Путем воителей древнего мира поплывем и мы, только ни за кем не гоняясь, а -и того важнее – не гоня друг356 друга. Сказать это меня давно нудит моя признательность к товарищу. Теперь как-будто подходящий монент для того. В последний раз мы садились на лошадей и возлагали, так сказать, венец победы на наше мирное – без малейшей размолвки – и благополучное, по милости Божией, странствование Румелийское.

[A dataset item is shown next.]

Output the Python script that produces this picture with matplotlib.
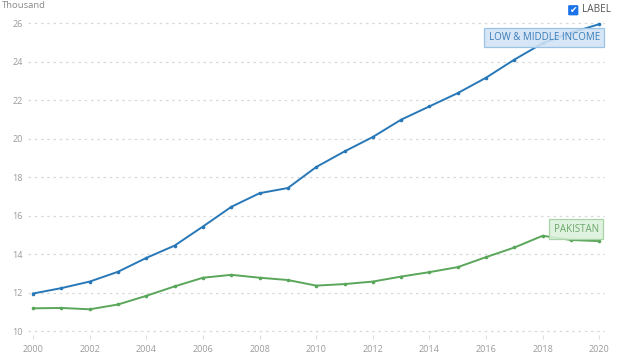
import matplotlib
matplotlib.use("Agg")
import matplotlib.pyplot as plt
from matplotlib.patches import FancyBboxPatch

years = list(range(2000, 2021))
low_middle = [11.95, 12.23, 12.57, 13.08, 13.80, 14.44, 15.43, 16.45, 17.16, 17.43,
              18.52, 19.33, 20.08, 20.98, 21.67, 22.36, 23.16, 24.10, 24.95, 25.50, 25.94]
pakistan = [11.18, 11.20, 11.13, 11.38, 11.83, 12.32, 12.77, 12.92, 12.77, 12.65,
            12.36, 12.44, 12.57, 12.83, 13.06, 13.32, 13.84, 14.34, 14.95, 14.73, 14.67]
y_ticks = [10, 12, 14, 16, 18, 20, 22, 24, 26]
x_ticks = list(range(2000, 2021, 2))
series_names = ["LOW & MIDDLE INCOME", "PAKISTAN"]

W, H = 617, 360
fig = plt.figure(figsize=(W / 100, H / 100), dpi=100)
plt.rcParams['font.family'] = ['Open Sans', 'DejaVu Sans']

left, right = 28 / W, 605 / W
ax = fig.add_axes([left, (H - 334.9) / H, right - left, (334.9 - 15.3) / H])
ax.set_xlim(1999.82, 2020.2)
ax.set_ylim(9.8, 26.4)

blue = "#2878b8"
green = "#5aa65a"
ax.plot(years, low_middle, color=blue, lw=1.4, marker='o', ms=1.6, mec=blue, mfc=blue, zorder=3)
ax.plot(years, pakistan, color=green, lw=1.4, marker='o', ms=1.6, mec=green, mfc=green, zorder=3)

for s in ax.spines.values():
    s.set_visible(False)
ax.set_yticks(y_ticks)
ax.set_yticklabels([str(v) for v in y_ticks])
ax.set_xticks(x_ticks)
ax.set_xticklabels([str(v) for v in x_ticks])
ax.tick_params(axis='y', length=0, labelsize=6.5, labelcolor="#9a9a9a", pad=4)
ax.tick_params(axis='x', length=3, width=0.8, color="#dddddd", labelsize=6.5, labelcolor="#9a9a9a", pad=4)
ax.grid(axis='y', color="#d8d8d8", lw=0.9, ls=(0, (2, 3)))
ax.set_axisbelow(True)

# series labels
ax.text(2018.06, 25.25, series_names[0], ha='center', va='center', fontsize=7,
        color="#3a7cb8",
        bbox=dict(boxstyle='square,pad=0.45', fc=(0.82, 0.89, 0.96, 0.88), ec="#9cc3e3", lw=0.9), zorder=4)
ax.text(2019.19, 15.3, series_names[1], ha='center', va='center', fontsize=7,
        color="#6aa86a",
        bbox=dict(boxstyle='square,pad=0.45', fc=(0.86, 0.94, 0.86, 0.88), ec="#a8d4a8", lw=0.9), zorder=4)

# unit label
fig.text(2 / W, 1 - 6 / H, "Thousand", ha='left', va='center', fontsize=6.8, color="#8a8a8a")

# checkbox legend
cb = FancyBboxPatch((568.5 / W, 1 - 15 / H), 9.5 / W, 9.5 / H, boxstyle='round,pad=0,rounding_size=0.002',
                    transform=fig.transFigure, fc="#1a73e8", ec="#1a73e8", lw=0.5)
fig.patches.append(cb)
fig.text(573.3 / W, 1 - 10.3 / H, "\u2714", ha='center', va='center', fontsize=6.5, color="white",
         family=['DejaVu Sans'])
fig.text(582 / W, 1 - 10 / H, "LABEL", ha='left', va='center', fontsize=7.2, color="#555555")

fig.savefig("out.png", dpi=100)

Едем по полуострову то возделанными полями, то лесом, пользуясь остатком утренней прохлады. Малейший скрупул грусти и как-бы сожаления лежал на душе до появления с левой стороны развлекающего зрелища воды. Сожаления... о чем? Странно сказать – об Августе! С тех давних пор, когда прерадостный праздник Рождества Христова, ожидаемый и, так сказать, чуемый всем детским существом предваряя себя, скучным – правда, но зато необыкновенно настраивающим к чему-то тоже необыкновенному, сочельником, влагал не только в уши, но и в уста мне торжественное песнопение: Августу единоначальствующу на земли... и проч. С тех пор, говорю, вещее имя Кесаря запало в сердце мое, как что-то родственное, неразлучное с Вертепом, с Пастырями, с Ангелами, предвещающее, благовествующее их, чуть не заключающее их в себя, как разукрашенный золотом переплет объединяет собою листы Евангелия. Какое-то безмерное величие, могущество, спокойствие, благоволение, счастие... знаменовались именем „Августа”. Перед ним „шатающийся богоборец“ Ирод казался причудливому воображению чем-то вроде жука, паука... Можно представить, с каким восторгом, даже прямо – умилением мною встречена была потом в первый раз подлинная монета излюбленного Императора! Кстати, она представляла его юным, прекрасным, точь-в-точь сердечным дружком того блаженного времени. Не верилось (и до сих пор не верится), чтобы это был человек без сердца, без веры, без совести, тиран, эгоист и, в конце концов, ... фигляр357! Нет, это был действительно Август – он самый, при котором многоначалие человеков (прибавить: и богов) преста, при котором водворялись давно искомые и желанные, на земли мир и в человецех благоволение. Можно ли не признать, что последнее всего прежде могло проявить себя на нем, на страже и распорядителе всей земли, в руках которого хранились, в последней инстанции, и судьбы зачинающегося Евангелия?..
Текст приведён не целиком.